Anthropic is the strongest example, starting explicitly as a safety company and now clearly accelerating the frontier. However, they have used their position to recently advocate for restricted use of autonomous weapons and a curtailment of mass surveillance. Anthropic shows that this kind of influence is possible (although whether they have been net positive is a more complicated question). I am not aware of enough examples of AI safety for profit startups being derailed to agree that this is a structural flaw we should treat as disqualifying.

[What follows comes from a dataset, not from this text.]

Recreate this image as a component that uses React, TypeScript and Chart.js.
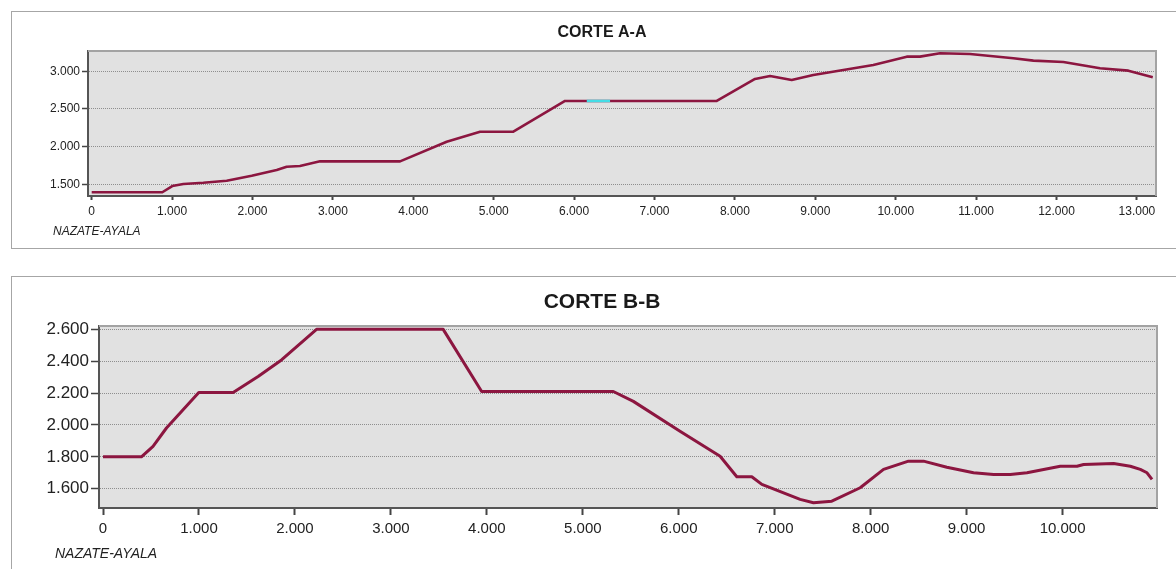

By some estimates the ratio of AI safety to capabilities funding is roughly 1:250. In this kind of situation, it seems less important to find approaches which are likely not net negative (such as many AI safety research orgs) and more important to find approaches which could be strongly net positive. As I outlined, I think that poor alignment exists in research and advocacy orgs as well and that for-profits are not uniquely pre-disposed to harmful effects. I believe that there is a significant cost to being so risk-averse about a whole category of intervention.

I'm curious about your thoughts on:

Evidence for frequent failures of AI safety startups. Many people I have spoken to believe this, although I don't see the examples I would expect to. (Depending on your views of frontier labs, these may be a small number of failures which nevertheless give the for-profit structure a strongly net negative impact. However, this specific accelerationist failure mode might be unique to the lab structure rather than companies in aggregate?)
How these ideas translate to research and advocacy orgs. What bar for integrity and clarity of plan should we demand from them? Non-profits have their own misalignment pressures, and I'm not sure the bar applied to them is equally demanding.